Una de las trampas del relativismo y la antropología fluida es la convicción de que el hombre se autorrealiza, de que sus aspiraciones y deseos, y con ellos su escala de bienes, son autoimpuestos. El sentido común rechaza stacatto la idea de que una vida consagrada, qué sé yo, a violar niños, puede ser tan feliz como la que se entrega a la promoción de los derechos de los homosexuales en Arabia Saudí. Pero la razón contemporánea, privada de conceptos como los de naturaleza humana o bien absoluto, no tiene herramientas para rechazar teóricamente esa tesis y al final hacen falta carambolas copernicanas para explicar algo evidente. El camino más corto entre dos puntos es la línea recta.

Pero la naturaleza humana, esa que dicen que no existe, es obstinada, y si le quitan a Dios se fabrica sus ídolos. Necesitamos arrodillarnos ante algo, y nuestra generación se ha forjado el ídolo de la Salud.

Y aun así hay un rugido íntimo que se revela. Los curas nos dijeron que viésemos la misa por la tele; los sexólogos, que practicásemos el sexting; los italianos, que tutto andrà bene. Ellos, los sectarios de la salud, adoradores de Baal, han puesto a su diosecillo encima de todas las cosas, y algunos nos hemos cansado de pasar por el aro.

Si mi abuelo se está muriendo no habrá médico ni segurata de Eulen que me impida abrazarle; si mi mujer se pone de parto, el responsable de prevención de riesgos se tapará la boca con la FFP2, y el próximo que me ofrezca un curso online y me lo quiera vender como la panacea del multitasking me encontrará en el bar tomando una cerveza con la cuadrilla.

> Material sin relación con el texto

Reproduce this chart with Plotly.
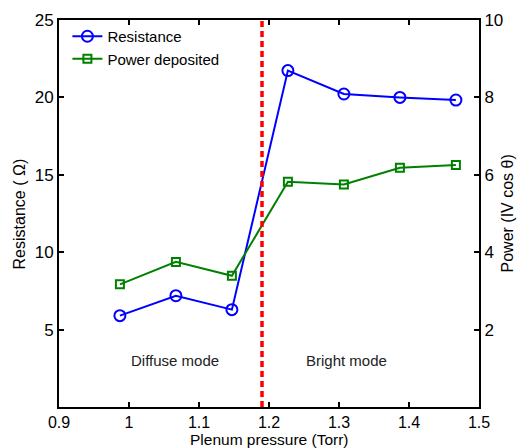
import plotly.graph_objects as go

pressure = [0.987, 1.067, 1.147, 1.227, 1.307, 1.387, 1.467]
resistance = [5.9, 7.19, 6.29, 21.73, 20.22, 20.0, 19.83]
power = [3.17, 3.75, 3.39, 5.82, 5.75, 6.18, 6.25]
transition_pressure = 1.19
mode_labels = ["Diffuse mode", "Bright mode"]
mode_label_x = [1.066, 1.31]
mode_label_y = [3.0, 3.0]

FONT = "Liberation Sans, Arial, sans-serif"

fig = go.Figure()
fig.add_trace(go.Scatter(
    x=pressure, y=resistance, name="Resistance", mode="lines+markers",
    line=dict(color="#0000ff", width=2),
    marker=dict(symbol="circle-open", size=11, color="#0000ff", line=dict(width=2)),
))
fig.add_trace(go.Scatter(
    x=pressure, y=power, name="Power deposited", mode="lines+markers", yaxis="y2",
    line=dict(color="#008000", width=2),
    marker=dict(symbol="square-open", size=8, color="#008000", line=dict(width=2)),
))

fig.add_shape(type="line", xref="x", yref="paper", x0=transition_pressure, x1=transition_pressure,
              y0=0, y1=1, line=dict(color="#ff0000", width=3.5, dash="6px,4px"), layer="above")

for t, xx, yy in zip(mode_labels, mode_label_x, mode_label_y):
    fig.add_annotation(x=xx, y=yy, xref="x", yref="y", text=t, showarrow=False,
                       font=dict(size=15, color="#222222", family=FONT))

# axis titles
title_font = dict(size=16, family=FONT, color="black")
fig.add_annotation(x=-0.093, y=0.5, xref="paper", yref="paper", text="Resistance ( Ω)",
                   textangle=-90, showarrow=False, xanchor="center", yanchor="middle",
                   font=title_font)
fig.add_annotation(x=1.069, y=0.5, xref="paper", yref="paper", text="Power (IV cos θ)",
                   textangle=-90, showarrow=False, xanchor="center", yanchor="middle",
                   font=title_font)
fig.add_annotation(x=0.5, y=-0.0845, xref="paper", yref="paper", text="Plenum pressure (Torr)",
                   showarrow=False, xanchor="center", yanchor="middle", borderpad=0,
                   font=dict(size=15.5, family=FONT, color="black"))

axis_common = dict(showline=True, linecolor="black", linewidth=2, ticks="inside",
                   tickcolor="black", ticklen=5, tickwidth=2, showgrid=False, zeroline=False,
                   automargin=False,
                   tickfont=dict(size=17, color="black", family=FONT))

fig.update_layout(
    width=524, height=448,
    margin=dict(l=59, r=45, t=20, b=41),
    plot_bgcolor="white", paper_bgcolor="white",
    font=dict(family=FONT, color="black"),
    xaxis=dict(range=[0.9, 1.5], tickvals=[0.9, 1.0, 1.1, 1.2, 1.3, 1.4, 1.5],
               ticktext=["0.9", "1", "1.1", "1.2", "1.3", "1.4", "1.5"], mirror="ticks",
               ticklabelstandoff=0, **{**axis_common, "tickfont": dict(size=16, color="black", family=FONT)}),
    yaxis=dict(range=[0, 25], tickvals=[5, 10, 15, 20, 25], **axis_common),
    yaxis2=dict(range=[0, 10], tickvals=[2, 4, 6, 8, 10], overlaying="y", side="right",
                **axis_common),
    legend=dict(x=0.02, y=1.0, xanchor="left", yanchor="top", bgcolor="rgba(0,0,0,0)",
                font=dict(size=15, family=FONT), tracegroupgap=0, itemwidth=30),
    showlegend=True,
)

fig.write_html("out.html", config={"displayModeBar": False},
               post_script="document.body.style.margin='0px';")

La salud es un bien, eso no cabe discutirlo. Pero uno más en una escala de bienes. Y si para conservarla renunciamos a la relación con nuestros semejantes tendremos, como dice el viejo chiste, una vida jodidamente larga. Quizá es un cliché cerrar un texto con una cita de Luther King, ustedes me perdonen, pero no me queda más remedio. Lo dijo en junio del 63, antes del famoso sueño: “Si un hombre no ha descubierto algo por lo que morir, no es apto para vivir”. Vayan sacando la calculadora.